Each mechanism requires robust cryptographic verification to ensure the integrity of the transferred assets.
Types of Cross-Chain Bridges: Trust-Based vs. Trustless
Cross-chain bridges can be broadly categorized into two types:
- Trust-based (Custodial) Bridges: These rely on centralized entities or validators to oversee asset transfers. While they offer speed and simplicity, they introduce counterparty risk since users must trust the custodian not to misbehave or get hacked. Examples include bridges operated by centralized exchanges.
- Trustless (Decentralized) Bridges: These operate without relying on a central authority. Instead, they use mathematical proofs, consensus algorithms, and smart contracts to validate cross-chain transactions. They are generally considered more secure but may be slower or more complex. Projects like Hop Protocol or Connext fall into this category.
Choosing between these depends on the user’s preference for speed versus security.
How to Use a Cross-Chain Bridge: A Step-by-Step Guide
Using a cross-chain bridge typically involves the following steps:
- Select a Compatible Bridge: Research and choose a bridge that supports both the source and target blockchains. Popular options include Multichain, Wormhole, and cBridge.
- Connect Your Wallet: Most bridges support wallets like MetaMask, Trust Wallet, or Phantom. Ensure your wallet has sufficient gas fees for both chains.
- Approve Token Transfer: On the bridge interface, select the token you wish to transfer and approve the transaction via your wallet.
- Initiate the Transfer: Confirm the transaction details, including the amount, destination address, and estimated time for completion.
- Wait for Confirmation: Depending on the bridge and network congestion, the transfer may take seconds to minutes. You’ll receive a confirmation once the tokens appear on the destination chain.
- Check Balance on Target Chain: Switch your wallet network to the target blockchain and verify that the bridged tokens have arrived.
Always double-check addresses and network settings to avoid irreversible mistakes.
Security Considerations and Risks Involved
While cross-chain bridges enhance interoperability, they come with inherent risks:
- Smart Contract Vulnerabilities: Bugs in bridge protocols can lead to exploits. Several high-profile hacks have occurred due to vulnerabilities in cross-chain code.
- Centralized Control: Custodial bridges pose risks if the controlling party becomes compromised or malicious.
- Network Congestion and Delays: Some bridges experience delays during peak usage, which could affect transaction finality.
- Gas Fees: Transferring assets across chains may involve multiple gas fees, especially when using wrapped tokens or multi-hop routes.
- Regulatory Uncertainty: As cross-chain activity grows, regulatory scrutiny may increase, affecting how bridges operate in certain jurisdictions.

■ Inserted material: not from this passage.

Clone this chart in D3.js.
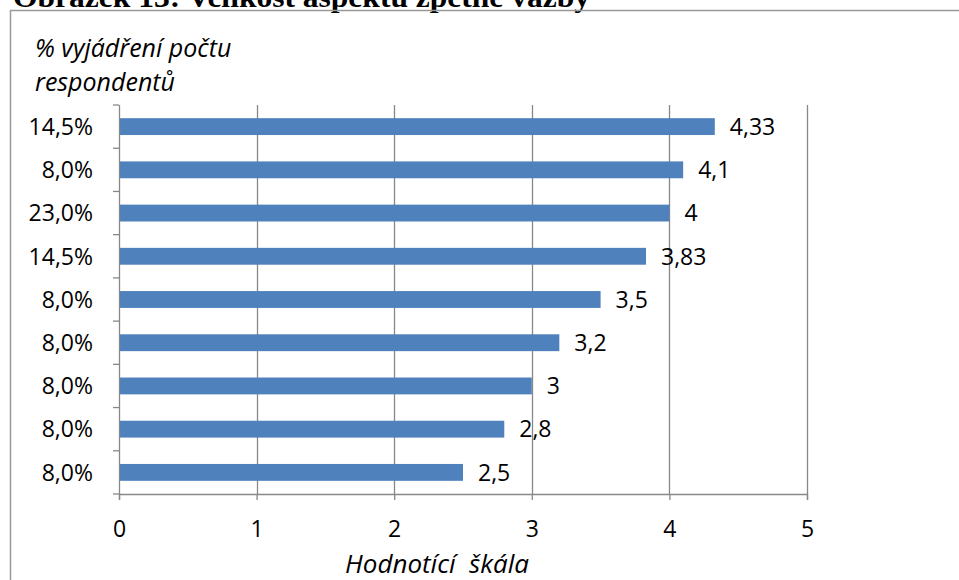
<!DOCTYPE html>
<html><head><meta charset="utf-8">
<script src="https://cdn.jsdelivr.net/npm/d3@7"></script>
<style>html,body{margin:0;padding:0;background:#fff;}svg{display:block;}</style>
</head><body>
<svg id="c" width="959" height="580"></svg>
<script>
const categories = ["14,5%","8,0%","23,0%","14,5%","8,0%","8,0%","8,0%","8,0%","8,0%"];
const values = [4.33, 4.1, 4, 3.83, 3.5, 3.2, 3, 2.8, 2.5];
const valueLabels = ["4,33","4,1","4","3,83","3,5","3,2","3","2,8","2,5"];
const xTicks = [0,1,2,3,4,5];
const titleText = "Obrázek 13: Velikost aspektu zpětné vazby";
const yTitle = ["% vyjádření počtu","respondentů"];
const xTitle = "Hodnotící  škála";

const svg = d3.select("#c");
const font = "'Open Sans', sans-serif";
const fs = 23;
const pL = 119, pR = 807, pT = 105, pB = 494;

svg.append("text").attr("x",13).attr("y",7).attr("font-family","'Liberation Serif', serif")
  .attr("font-weight","bold").attr("font-size",30).attr("fill","#000")
  .attr("textLength",577).attr("lengthAdjust","spacingAndGlyphs").text(titleText);

svg.append("rect").attr("x",10.5).attr("y",10.5).attr("width",1000).attr("height",1000)
  .attr("fill","none").attr("stroke","#999").attr("stroke-width",1.5);

const x = d3.scaleLinear().domain([0,5]).range([pL,pR]);
const idx = categories.map((d,i)=>i);
const y = d3.scaleBand().domain(idx).range([pT,pB]).paddingInner(0.61).paddingOuter(0.305);
const yb = d3.scaleBand().domain(idx).range([pT,pB]);

// gridlines
svg.append("g").selectAll("line").data(xTicks.filter(d=>d>0)).join("line")
  .attr("x1",d=>Math.round(x(d))+0.5).attr("x2",d=>Math.round(x(d))+0.5)
  .attr("y1",pT).attr("y2",pB).attr("stroke","#888").attr("stroke-width",1.3);

// bars
svg.append("g").selectAll("rect").data(values).join("rect")
  .attr("x",x(0)).attr("y",(d,i)=>y(i)).attr("width",d=>x(d)-x(0)).attr("height",y.bandwidth())
  .attr("fill","#4F81BD");

// data labels
svg.append("g").selectAll("text").data(values).join("text")
  .attr("x",d=>x(d)+15).attr("y",(d,i)=>y(i)+y.bandwidth()/2).attr("dy","0.36em")
  .attr("font-family",font).attr("font-size",fs).attr("fill","#000")
  .text((d,i)=>valueLabels[i]);

// x axis
const xa = svg.append("g").attr("transform",`translate(0,${pB})`)
  .call(d3.axisBottom(x).tickValues(xTicks).tickFormat(d3.format("d")).tickSize(6).tickPadding(21));
xa.selectAll("path,line").attr("stroke","#888").attr("stroke-width",1.3);
xa.selectAll("text").attr("font-family",font).attr("font-size",fs).attr("fill","#000");

// y axis: line + boundary ticks
svg.append("line").attr("x1",pL+0.5).attr("x2",pL+0.5).attr("y1",pT).attr("y2",pB)
  .attr("stroke","#888").attr("stroke-width",1.3);
const bounds = idx.map(i=>yb(i)).concat([pB]);
svg.append("g").selectAll("line").data(bounds).join("line")
  .attr("x1",pL-6).attr("x2",pL).attr("y1",d=>d).attr("y2",d=>d)
  .attr("stroke","#888").attr("stroke-width",1.3);
svg.append("g").selectAll("text").data(categories).join("text")
  .attr("x",93).attr("y",(d,i)=>y(i)+y.bandwidth()/2).attr("dy","0.36em")
  .attr("text-anchor","end").attr("font-family",font).attr("font-size",fs).attr("fill","#000")
  .text(d=>d);

// axis titles
svg.append("g").selectAll("text").data(yTitle).join("text")
  .attr("x",35).attr("y",(d,i)=>57+i*34).attr("font-family",font).attr("font-style","italic")
  .attr("font-size",25).attr("fill","#000").text(d=>d);
svg.append("text").attr("x",437).attr("y",573).attr("text-anchor","middle")
  .attr("font-family",font).attr("font-style","italic").attr("font-size",26).attr("fill","#000")
  .style("white-space","pre").text(xTitle);
</script>
</body></html>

Users should always audit the security model of a bridge before transferring large sums.
Frequently Asked Questions
Q1: Are all cross-chain bridges reversible?No, not all bridges allow for easy reversal. Some require specific procedures or may impose time delays for security reasons. Always check the bridge documentation before initiating a transfer.
Q2: Can NFTs be transferred across chains using cross-chain bridges?Yes, some bridges support NFT transfers, though compatibility varies. Protocols like Nifty Bridge and Wormhole offer NFT cross-chain capabilities, but not all NFTs are transferable due to smart contract limitations.
Q3: What happens if a cross-chain bridge gets hacked?If a bridge is exploited, users' funds may be lost permanently unless the project team initiates a recovery plan or compensation mechanism. It’s crucial to only use well-audited and reputable bridges.
Q4: Do cross-chain bridges charge fees?Yes, most bridges charge fees for processing transfers. These may include gas fees on both chains, service fees from the bridge operator, and slippage costs for token swaps.